Everyone has a bad day. It's possible for even the most successful companies or individuals to miss the mark. Someday, Pixar will make a movie that is merely average instead of great. Some time in the future we might see Lebron James brick a ton of shots in one night. And it's even hypothetically possible that Google might tinker with their product a little too much.
Heck… might have happened already.
Exactly what are they smoking over at Google? Screenshots are starting to pop up here and there of the new Google UI (User Interface). Now, they've been testing this since at least November, when Danny Sullivan wrote about it. But now there are rumors that it's out there in the wild for some users. Here's a look at a screenshot of the new UI this morning (followed by a shot of the current live result of the same query for comparison):
Now, I understand the drive to improve your product and user experience. Heck, if Google wasn't trying to improve and just kept the status quo we'd be ripping them for inaction and they might even start to suffer market share loss.

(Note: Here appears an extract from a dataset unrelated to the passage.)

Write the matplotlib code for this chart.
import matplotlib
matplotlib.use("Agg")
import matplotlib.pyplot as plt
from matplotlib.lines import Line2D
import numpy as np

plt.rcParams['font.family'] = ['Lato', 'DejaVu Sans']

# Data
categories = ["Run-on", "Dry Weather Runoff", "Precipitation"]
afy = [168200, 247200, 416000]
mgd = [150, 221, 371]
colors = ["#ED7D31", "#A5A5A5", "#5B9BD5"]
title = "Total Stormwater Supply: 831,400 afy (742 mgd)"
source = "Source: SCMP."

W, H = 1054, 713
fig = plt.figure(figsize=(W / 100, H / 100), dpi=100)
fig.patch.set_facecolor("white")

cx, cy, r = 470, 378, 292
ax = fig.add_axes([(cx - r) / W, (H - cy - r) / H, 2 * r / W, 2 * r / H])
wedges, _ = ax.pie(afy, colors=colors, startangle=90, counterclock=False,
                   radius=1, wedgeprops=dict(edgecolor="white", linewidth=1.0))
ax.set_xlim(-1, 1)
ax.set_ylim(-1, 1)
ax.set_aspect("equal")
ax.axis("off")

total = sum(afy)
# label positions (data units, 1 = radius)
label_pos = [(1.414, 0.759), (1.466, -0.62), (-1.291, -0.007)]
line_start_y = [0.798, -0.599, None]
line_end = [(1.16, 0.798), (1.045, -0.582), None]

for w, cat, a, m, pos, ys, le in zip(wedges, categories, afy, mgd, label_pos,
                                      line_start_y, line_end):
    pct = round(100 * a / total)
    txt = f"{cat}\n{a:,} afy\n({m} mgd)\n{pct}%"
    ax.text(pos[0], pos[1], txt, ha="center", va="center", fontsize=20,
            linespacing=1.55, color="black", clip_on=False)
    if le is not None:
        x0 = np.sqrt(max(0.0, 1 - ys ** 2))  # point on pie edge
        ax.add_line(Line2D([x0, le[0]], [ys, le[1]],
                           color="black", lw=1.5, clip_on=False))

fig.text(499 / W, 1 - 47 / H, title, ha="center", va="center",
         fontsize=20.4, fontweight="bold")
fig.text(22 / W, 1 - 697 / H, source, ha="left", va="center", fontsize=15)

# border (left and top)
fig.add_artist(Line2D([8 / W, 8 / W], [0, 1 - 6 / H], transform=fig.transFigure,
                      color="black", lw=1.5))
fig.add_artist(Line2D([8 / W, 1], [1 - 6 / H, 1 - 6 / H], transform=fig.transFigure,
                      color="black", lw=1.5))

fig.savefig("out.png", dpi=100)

But there's a thin line between "improving the UI" and "mucking it all up with flashy things.”
Maybe I'm going a bit overboard with the negativity-tinged sarcasm… I've been known to do that.
So let's break down the new UI a tiny bit and see what's different or new:
1. The search button is blue.
Why? Were users confused by the former (grey) button? Were users showing behavior indicating they needed the button to stand out more or be more patriotic? A button color change just feels silly—like something a more immature, less established engine might do. If people don't know how to find and click the buttons on Google, I humbly submit they aren't worthy of using the engine in the first place.

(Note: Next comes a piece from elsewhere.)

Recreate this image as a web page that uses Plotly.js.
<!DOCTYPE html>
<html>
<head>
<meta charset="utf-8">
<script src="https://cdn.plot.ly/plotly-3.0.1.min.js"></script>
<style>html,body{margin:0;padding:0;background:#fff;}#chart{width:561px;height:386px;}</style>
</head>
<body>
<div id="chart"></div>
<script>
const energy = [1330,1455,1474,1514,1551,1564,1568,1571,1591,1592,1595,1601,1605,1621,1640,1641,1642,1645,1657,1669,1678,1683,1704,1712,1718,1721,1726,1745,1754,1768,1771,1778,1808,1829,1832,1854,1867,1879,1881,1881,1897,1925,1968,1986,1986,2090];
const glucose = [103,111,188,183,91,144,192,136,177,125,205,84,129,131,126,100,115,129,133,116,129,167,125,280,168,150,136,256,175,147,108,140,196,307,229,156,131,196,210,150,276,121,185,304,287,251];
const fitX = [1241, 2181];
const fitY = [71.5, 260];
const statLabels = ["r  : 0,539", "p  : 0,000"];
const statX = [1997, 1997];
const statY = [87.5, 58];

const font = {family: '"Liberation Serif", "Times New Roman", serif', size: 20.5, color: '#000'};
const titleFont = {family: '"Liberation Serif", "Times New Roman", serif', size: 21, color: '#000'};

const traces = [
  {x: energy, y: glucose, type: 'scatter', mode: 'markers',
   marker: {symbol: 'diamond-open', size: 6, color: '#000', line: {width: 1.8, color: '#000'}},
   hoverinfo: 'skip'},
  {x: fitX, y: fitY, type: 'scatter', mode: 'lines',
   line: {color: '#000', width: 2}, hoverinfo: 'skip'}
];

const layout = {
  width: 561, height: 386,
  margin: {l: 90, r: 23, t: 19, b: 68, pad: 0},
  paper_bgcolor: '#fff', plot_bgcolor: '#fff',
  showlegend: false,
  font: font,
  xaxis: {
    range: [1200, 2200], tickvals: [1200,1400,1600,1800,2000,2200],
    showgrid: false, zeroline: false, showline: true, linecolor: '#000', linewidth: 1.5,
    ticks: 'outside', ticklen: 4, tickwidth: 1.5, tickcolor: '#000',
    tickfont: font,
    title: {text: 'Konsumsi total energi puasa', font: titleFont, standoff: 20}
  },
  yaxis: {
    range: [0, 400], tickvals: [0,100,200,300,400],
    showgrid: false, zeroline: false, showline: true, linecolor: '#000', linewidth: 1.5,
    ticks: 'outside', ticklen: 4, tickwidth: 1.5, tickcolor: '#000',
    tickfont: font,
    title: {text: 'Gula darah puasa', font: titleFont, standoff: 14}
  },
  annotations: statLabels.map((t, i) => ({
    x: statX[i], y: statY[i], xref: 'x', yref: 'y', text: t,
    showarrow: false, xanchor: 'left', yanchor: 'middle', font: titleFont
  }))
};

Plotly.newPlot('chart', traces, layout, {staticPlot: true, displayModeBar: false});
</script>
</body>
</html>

But hey, I'm sure they have research and data that suggests a blue button is better. Someone probably got paid a lot of money to pump out a 40-page document on the effectiveness of button color changes.
The "Google Search" and "I'm Feelin' Lucky" buttons on the home page are also blue with white text.
2. The search options on the left are now permanently open.
This is the part that everyone's saying makes the new UI a bit of a Bing clone. And guess what… it feels like Bing.
And why do we need all the search type options twice? Look down the left sidebar, and you'll see some familiar faces: videos, news, images, books, blogs, etc. Yes, those same options you've always had up at the top of the screen—hey look… they're still up there too! Twice the chance you'll find them. (The new ones on the left have bright colors, though, and nifty little icons to help them stand out).
We now have a three column layout for Google results. One for options, one for ads, and… oh yeah… that one in the center for actual results. The whole thing feels cluttered. Like Robert Yang implied over at e-storm, it feels like Bing and Yahoo mashed together with the old Google.
3. The outline of the search box is now a blue line instead of a grey one.
I wonder if they got some focus group data that showed them that blue is the new grey?
4. There is no longer a space between the search field and the search button.
Phew. I've been wondering for years when they were going to remove that nagging space. It was really bothering me. Glad they finally did that. The three millimeters of real estate will come in handy. (sarcasm, for those not picking up on it)
5. The Google logo is now larger.
Not sure I have any feeling about this either way, other than the general rule I have that you never make the logo bigger just for the heck of it.
There are a bunch of other tiny changes that probably aren't worth mentioning (the total number of results and the time it took the search to complete are now directly to the right of the search field instead of slightly below it on the right side… that kind of thing). But all in all, I see them fixing a lot of little things that didn't appear to be broken, with the end result being something that feels… almost un-Google-like. That's not necessarily a bad thing. Change is good, in general. But it seems to be their biggest step yet outside of the classic look and feel of the results. As with all UI changes, time will tell if these were good or bad, and the users will be the ones to determine that. I'll try and remember to check back in on this down the line for a follow-up story.
The sad fact, though, is that I'm completely biased. I have spent and will continue to spend much more time on Google's results pages than the average user. It's part of what I do for a living. So maybe I'm not objective when it comes to the blue button or the three-panel layout. Perhaps the general population finds these things more useful and helpful than I do. I'm certainly not an engineer. I have no experience whatsoever in tweaking the UI of the world's largest website. It's entirely possible that these changes will result in more users or happier users (or both). I'm alright with that.
At the very least, you have to applaud Google's willingness to try new things (even if those new things are slightly borrowed from competitors). A less-driven company would simply rest on the laurels of what's already proven to work. But from my position, they've gone a tad bit overboard with this round of changes. Anything that makes Google feel more like a Microsoft product is possibly a step too far. But what do I know?